## [Data block]
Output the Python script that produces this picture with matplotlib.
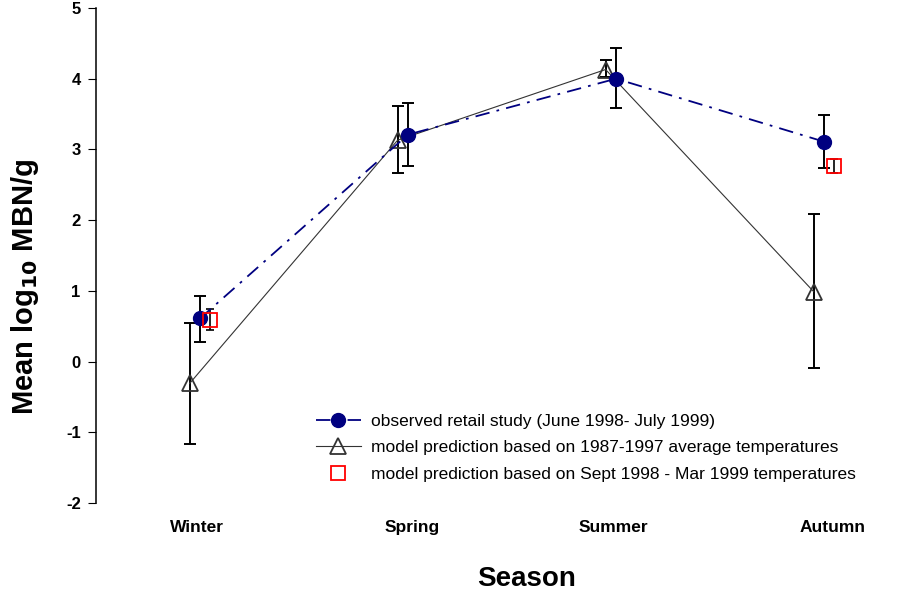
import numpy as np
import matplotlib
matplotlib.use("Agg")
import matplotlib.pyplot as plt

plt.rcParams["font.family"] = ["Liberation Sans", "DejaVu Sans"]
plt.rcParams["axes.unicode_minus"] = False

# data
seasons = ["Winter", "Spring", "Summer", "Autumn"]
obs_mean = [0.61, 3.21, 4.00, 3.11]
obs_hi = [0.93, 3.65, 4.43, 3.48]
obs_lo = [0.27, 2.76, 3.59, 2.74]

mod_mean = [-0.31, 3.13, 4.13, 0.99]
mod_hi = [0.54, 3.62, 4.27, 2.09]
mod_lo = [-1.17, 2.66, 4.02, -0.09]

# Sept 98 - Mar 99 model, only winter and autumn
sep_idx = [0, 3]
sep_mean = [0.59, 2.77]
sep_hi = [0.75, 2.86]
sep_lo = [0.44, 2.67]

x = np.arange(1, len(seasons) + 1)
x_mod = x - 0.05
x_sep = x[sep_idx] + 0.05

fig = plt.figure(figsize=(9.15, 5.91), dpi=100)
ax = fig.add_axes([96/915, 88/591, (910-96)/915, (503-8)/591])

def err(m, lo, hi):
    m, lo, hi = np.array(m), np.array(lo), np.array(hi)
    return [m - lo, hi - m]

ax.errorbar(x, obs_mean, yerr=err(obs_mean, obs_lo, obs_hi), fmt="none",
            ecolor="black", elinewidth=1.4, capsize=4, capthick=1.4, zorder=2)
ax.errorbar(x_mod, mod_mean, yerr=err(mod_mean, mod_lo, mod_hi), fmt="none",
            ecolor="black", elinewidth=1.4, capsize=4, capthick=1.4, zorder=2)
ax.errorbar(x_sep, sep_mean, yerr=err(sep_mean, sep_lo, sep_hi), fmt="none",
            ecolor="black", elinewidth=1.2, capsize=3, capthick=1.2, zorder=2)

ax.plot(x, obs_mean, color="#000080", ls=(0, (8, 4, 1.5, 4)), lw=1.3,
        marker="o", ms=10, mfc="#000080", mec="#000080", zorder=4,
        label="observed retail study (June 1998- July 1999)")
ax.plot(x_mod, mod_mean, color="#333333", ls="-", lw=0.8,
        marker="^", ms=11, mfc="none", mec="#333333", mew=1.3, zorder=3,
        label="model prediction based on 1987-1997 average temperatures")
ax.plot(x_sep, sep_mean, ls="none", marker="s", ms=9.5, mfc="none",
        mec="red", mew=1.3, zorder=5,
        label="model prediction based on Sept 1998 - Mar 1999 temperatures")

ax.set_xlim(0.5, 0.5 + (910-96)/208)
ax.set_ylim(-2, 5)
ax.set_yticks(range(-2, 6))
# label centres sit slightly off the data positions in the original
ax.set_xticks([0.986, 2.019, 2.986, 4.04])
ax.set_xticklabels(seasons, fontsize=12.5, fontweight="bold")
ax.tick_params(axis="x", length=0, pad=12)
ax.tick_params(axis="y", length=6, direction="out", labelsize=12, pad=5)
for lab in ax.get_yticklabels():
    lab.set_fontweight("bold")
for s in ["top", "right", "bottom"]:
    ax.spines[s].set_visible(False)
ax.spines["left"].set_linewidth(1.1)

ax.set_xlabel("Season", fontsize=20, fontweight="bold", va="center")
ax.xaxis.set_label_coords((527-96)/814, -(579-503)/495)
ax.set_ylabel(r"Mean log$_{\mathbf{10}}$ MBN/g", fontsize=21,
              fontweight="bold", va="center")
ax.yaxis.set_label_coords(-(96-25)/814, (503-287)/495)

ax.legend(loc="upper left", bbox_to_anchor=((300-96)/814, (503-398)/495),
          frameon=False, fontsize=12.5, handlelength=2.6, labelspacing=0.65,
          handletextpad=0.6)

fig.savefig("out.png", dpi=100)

## [Exercise task]
Could you repeat all of the material exactly? Pictures should not be copied.

## [Solution to the problem]
Output the Python script that produces this picture with matplotlib.
import numpy as np
import matplotlib
matplotlib.use("Agg")
import matplotlib.pyplot as plt

plt.rcParams["font.family"] = ["Liberation Sans", "DejaVu Sans"]
plt.rcParams["axes.unicode_minus"] = False

# data
seasons = ["Winter", "Spring", "Summer", "Autumn"]
obs_mean = [0.61, 3.21, 4.00, 3.11]
obs_hi = [0.93, 3.65, 4.43, 3.48]
obs_lo = [0.27, 2.76, 3.59, 2.74]

mod_mean = [-0.31, 3.13, 4.13, 0.99]
mod_hi = [0.54, 3.62, 4.27, 2.09]
mod_lo = [-1.17, 2.66, 4.02, -0.09]

# Sept 98 - Mar 99 model, only winter and autumn
sep_idx = [0, 3]
sep_mean = [0.59, 2.77]
sep_hi = [0.75, 2.86]
sep_lo = [0.44, 2.67]

x = np.arange(1, len(seasons) + 1)
x_mod = x - 0.05
x_sep = x[sep_idx] + 0.05

fig = plt.figure(figsize=(9.15, 5.91), dpi=100)
ax = fig.add_axes([96/915, 88/591, (910-96)/915, (503-8)/591])

def err(m, lo, hi):
    m, lo, hi = np.array(m), np.array(lo), np.array(hi)
    return [m - lo, hi - m]

ax.errorbar(x, obs_mean, yerr=err(obs_mean, obs_lo, obs_hi), fmt="none",
            ecolor="black", elinewidth=1.4, capsize=4, capthick=1.4, zorder=2)
ax.errorbar(x_mod, mod_mean, yerr=err(mod_mean, mod_lo, mod_hi), fmt="none",
            ecolor="black", elinewidth=1.4, capsize=4, capthick=1.4, zorder=2)
ax.errorbar(x_sep, sep_mean, yerr=err(sep_mean, sep_lo, sep_hi), fmt="none",
            ecolor="black", elinewidth=1.2, capsize=3, capthick=1.2, zorder=2)

ax.plot(x, obs_mean, color="#000080", ls=(0, (8, 4, 1.5, 4)), lw=1.3,
        marker="o", ms=10, mfc="#000080", mec="#000080", zorder=4,
        label="observed retail study (June 1998- July 1999)")
ax.plot(x_mod, mod_mean, color="#333333", ls="-", lw=0.8,
        marker="^", ms=11, mfc="none", mec="#333333", mew=1.3, zorder=3,
        label="model prediction based on 1987-1997 average temperatures")
ax.plot(x_sep, sep_mean, ls="none", marker="s", ms=9.5, mfc="none",
        mec="red", mew=1.3, zorder=5,
        label="model prediction based on Sept 1998 - Mar 1999 temperatures")

ax.set_xlim(0.5, 0.5 + (910-96)/208)
ax.set_ylim(-2, 5)
ax.set_yticks(range(-2, 6))
# label centres sit slightly off the data positions in the original
ax.set_xticks([0.986, 2.019, 2.986, 4.04])
ax.set_xticklabels(seasons, fontsize=12.5, fontweight="bold")
ax.tick_params(axis="x", length=0, pad=12)
ax.tick_params(axis="y", length=6, direction="out", labelsize=12, pad=5)
for lab in ax.get_yticklabels():
    lab.set_fontweight("bold")
for s in ["top", "right", "bottom"]:
    ax.spines[s].set_visible(False)
ax.spines["left"].set_linewidth(1.1)

ax.set_xlabel("Season", fontsize=20, fontweight="bold", va="center")
ax.xaxis.set_label_coords((527-96)/814, -(579-503)/495)
ax.set_ylabel(r"Mean log$_{\mathbf{10}}$ MBN/g", fontsize=21,
              fontweight="bold", va="center")
ax.yaxis.set_label_coords(-(96-25)/814, (503-287)/495)

ax.legend(loc="upper left", bbox_to_anchor=((300-96)/814, (503-398)/495),
          frameon=False, fontsize=12.5, handlelength=2.6, labelspacing=0.65,
          handletextpad=0.6)

fig.savefig("out.png", dpi=100)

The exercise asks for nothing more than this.